My thoughts on roller over the same as [mention]dkemppai [/mention] - timers are unsigned and they roll over without an issue. Counts should do the same.

For debounce, why not just use a global debounce value that gets set to the timer when an event first comes in. Just check if the global debounce time is past a threshold before recognizing any new event. ?
 
@jwmelvin Whenever using unsigned integers you have to be careful with them if they should over or under flow. If you work out the details and it doesn't matter, then great. But woe onto the programmer that doesn't think of this in advance, especially if there's math or conditionals in their code. Because stuff fails in strange ways. I have warning messages from the compiler that I still have to go through about mixing signed and unsigned variables. Have to figure out what's wrong and fix it. Because that's the kind of stuff that ends up biting you in the posterior! Or not you, but someone else using your code.

Have some ideas on debouncing that parallel your approach. The assumption is that only one key is pressed at a time. For the most part that's true, although if one has fat fingers or poorer motor control, multiple key selection may occur. If I was to make this bullet proof, I'd have to consider the case of multiple keys being pressed and what to do. Some action or blocking can take place in the touch sensing, but I guess that the state machine has to ensure that the sensed key presses are safe and compatible.
 
Made a long overdue git repo for development of my code. With all this code now, was afraid of making significant changes and not being able to get back to a working state. Sometimes your ideas don't work out and you want to revert to a known good state.

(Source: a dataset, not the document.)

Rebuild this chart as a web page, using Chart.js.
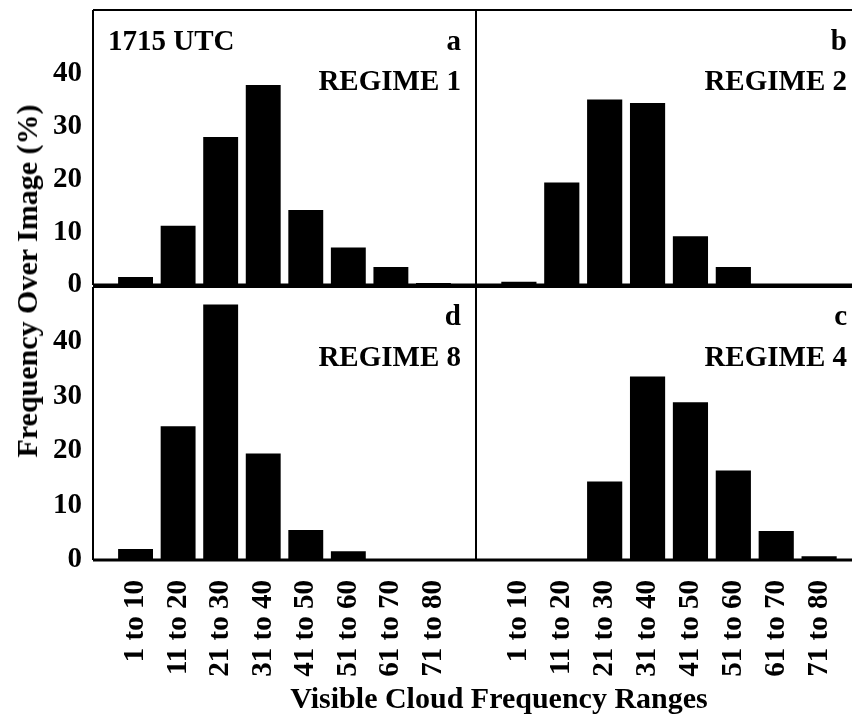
<!DOCTYPE html>
<html>
<head>
<meta charset="utf-8">
<script src="https://cdn.jsdelivr.net/npm/chart.js@4.4.1/dist/chart.umd.min.js"></script>
<style>
  html, body { margin: 0; padding: 0; background: #fff; }
  #wrap { position: relative; width: 852px; height: 715px; overflow: hidden; background: #fff; }
  #wrap canvas { position: absolute; }
  .title { position: absolute; font-family: 'Liberation Serif', 'Times New Roman', serif; font-weight: bold; font-size: 30px; line-height: 30px; color: #000; white-space: nowrap; }
  #ytitle { left: 27px; top: 281px; transform: translate(-50%, -50%) rotate(-90deg); }
  #xtitle { left: 499px; top: 683px; transform: translateX(-50%); }
</style>
</head>
<body>
<div id="wrap">
  <canvas id="chartA" width="476" height="305" style="left:0;top:0"></canvas>
  <canvas id="chartB" width="386" height="305" style="left:476px;top:0"></canvas>
  <canvas id="chartD" width="476" height="429" style="left:0;top:286px"></canvas>
  <canvas id="chartC" width="386" height="429" style="left:476px;top:286px"></canvas>
  <div class="title" id="ytitle">Frequency Over Image (%)</div>
  <div class="title" id="xtitle">Visible Cloud Frequency Ranges</div>
</div>
<script>
var categories = ['1 to 10', '11 to 20', '21 to 30', '31 to 40', '41 to 50', '51 to 60', '61 to 70', '71 to 80'];
var regime1 = [1.5, 11.2, 28.0, 37.8, 14.2, 7.1, 3.4, 0.4];
var regime2 = [0.6, 19.4, 35.1, 34.4, 9.2, 3.4, 0.2, 0];
var regime8 = [2.0, 24.5, 46.8, 19.5, 5.5, 1.6, 0, 0];
var regime4 = [0, 0, 14.4, 33.6, 28.9, 16.4, 5.3, 0.7];
var yTicks = [0, 10, 20, 30, 40];

var FONT = "'Liberation Serif', 'Times New Roman', serif";

// draws the box round each panel and its letter / regime text
var panelPlugin = {
    id: 'panel',
    afterDatasetsDraw: function(chart, args, opts) {
        var ctx = chart.ctx;
        var a = chart.chartArea;
        ctx.save();
        ctx.strokeStyle = '#000';
        ctx.lineWidth = 2;
        ctx.beginPath();
        ctx.moveTo(a.left, a.top); ctx.lineTo(a.right, a.top);
        ctx.moveTo(a.left, a.top); ctx.lineTo(a.left, a.bottom);
        ctx.moveTo(a.right, a.top); ctx.lineTo(a.right, a.bottom);
        ctx.stroke();
        ctx.lineWidth = 3;
        ctx.beginPath();
        ctx.moveTo(a.left, a.bottom); ctx.lineTo(a.right, a.bottom);
        ctx.stroke();

        ctx.fillStyle = '#000';
        ctx.font = 'bold 29px ' + FONT;
        ctx.textBaseline = 'alphabetic';
        ctx.textAlign = 'right';
        ctx.fillText(opts.letter, a.right - 15, a.top + opts.line1);
        ctx.fillText(opts.regime, a.right - 15, a.top + opts.line2);
        if (opts.time) {
            ctx.textAlign = 'left';
            ctx.fillText(opts.time, a.left + 15, a.top + opts.line1);
        }
        ctx.restore();
    }
};

function makeChart(id, values, cfg) {
    var points = [];
    for (var i = 0; i < values.length; i++) {
        points.push({ x: i + 1, y: values[i] });
    }
    return new Chart(document.getElementById(id), {
        type: 'bar',
        data: {
            datasets: [{
                data: points,
                backgroundColor: '#000',
                borderWidth: 0,
                barPercentage: 0.82,
                categoryPercentage: 1.0
            }]
        },
        plugins: [panelPlugin],
        options: {
            responsive: false,
            animation: false,
            devicePixelRatio: 1,
            layout: { padding: cfg.padding },
            plugins: {
                legend: { display: false },
                tooltip: { enabled: false },
                panel: cfg.panel
            },
            scales: {
                x: {
                    type: 'linear',
                    min: 0,
                    max: categories.length + 1,
                    offset: false,
                    display: cfg.showX,
                    grid: { display: false, drawTicks: false },
                    border: { display: false },
                    afterBuildTicks: function(scale) {
                        scale.ticks = categories.map(function(c, i) { return { value: i + 1 }; });
                    },
                    afterFit: function(scale) {
                        if (cfg.showX) scale.height = 155;
                        scale.paddingLeft = 0;
                        scale.paddingRight = 0;
                    },
                    ticks: {
                        autoSkip: false,
                        minRotation: 90,
                        maxRotation: 90,
                        padding: 20,
                        color: '#000',
                        font: { family: FONT, size: 29, weight: 'bold' },
                        callback: function(v) { return categories[v - 1] || ''; }
                    }
                },
                y: {
                    min: 0,
                    max: cfg.yMax,
                    display: cfg.showY,
                    grid: { display: false, drawTicks: false },
                    border: { display: false },
                    afterBuildTicks: function(scale) {
                        scale.ticks = yTicks.map(function(v) { return { value: v }; });
                    },
                    afterFit: function(scale) {
                        if (cfg.showY) scale.width = 93;
                        scale.paddingTop = 0;
                        scale.paddingBottom = 0;
                    },
                    ticks: {
                        autoSkip: false,
                        padding: 11,
                        color: '#000',
                        font: { family: FONT, size: 29, weight: 'bold' }
                    }
                }
            }
        }
    });
}

makeChart('chartA', regime1, {
    padding: { top: 10, bottom: 20, left: 0, right: 0 },
    showX: false, showY: true, yMax: 52,
    panel: { letter: 'a', regime: 'REGIME 1', time: '1715 UTC', line1: 40, line2: 80 }
});
makeChart('chartB', regime2, {
    padding: { top: 10, bottom: 20, left: 0, right: 0 },
    showX: false, showY: false, yMax: 52,
    panel: { letter: 'b', regime: 'REGIME 2', line1: 40, line2: 80 }
});
makeChart('chartD', regime8, {
    padding: { top: 1, bottom: 0, left: 0, right: 0 },
    showX: true, showY: true, yMax: 50,
    panel: { letter: 'd', regime: 'REGIME 8', line1: 38, line2: 79 }
});
makeChart('chartC', regime4, {
    padding: { top: 1, bottom: 0, left: 0, right: 0 },
    showX: true, showY: false, yMax: 50,
    panel: { letter: 'c', regime: 'REGIME 4', line1: 38, line2: 79 }
});
</script>
</body>
</html>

Like last night when I was floundering about with text formatting. Thought I understood how to use a lot of variables in sprintf to concatenate strings for later display. Nope, got something very wrong. So wrong it looked like a memory leak with random characters being inserted in the front of the string. So I reverted. I'll figure it out later on a simpler sketch. My C and C++ skills are not that good, so anything "cute" takes quite a few tries.
 
Got my RPI4 server operational. I had disconnected the failed RAID, but forgot to "remove" it from fstab. The system wouldn't boot, It would always go into emergency mode, with no way of correcting things. That was a pain. Had to connect the disk to another computer and look at all the main files, ie. cmdline.txt and config.txt. Everything checked out, there was no corruption. The PARTUUID's matched. Then looked in fstab and saw the RAID array was defined but there was no HW connected. Commented that line out and saved the file. Reconnected the disk to the RPI4 and successfully rebooted! Think I will use this guy as the main local repo. That is - after I get another power brick for it. 2 supplies and 3 PI's just doesn't work.
 
git server and repo are set up. Took a couple of tries, but got it work. Learned the hard way one needed to use fully qualified paths. Was able to make an empty repo on the server, and then uploaded from the lathe RPI4 git repo, and then made the RPI4 gitserver become the origin. Then I was able to use my laptop to clone the repo and have a local updated copy. Only have one more device to get in there - my display development platform, also powered by an RPI4. That will have to wait for another power supply, which I ordered today. Been quite the circus, but I hope this will keep these platforms under some level of configuration management. Got to read up more on git, so I don't mess up the hard work I put into this.
 
One thing I've been thinking about for my ELS project, which would be sort of a ripoff from the Hardinge lathes, would be a potentiometer controlled feed speed. Having a pot (maybe even a 10 turn) as an analog input to manually dial feed rates in could be handy. With an ELS only an analog input would be needed with a few lines of code to read it.

I had planned on adding this as a feature. It should be quite easy to implement a display of in/rev or mm/rev, and take the input value from an analog input rather than the touch screen. Not sure if you've considered something like this...
 
I like the knob idea but I’d make it an encoder so you can use the input for a variety of things.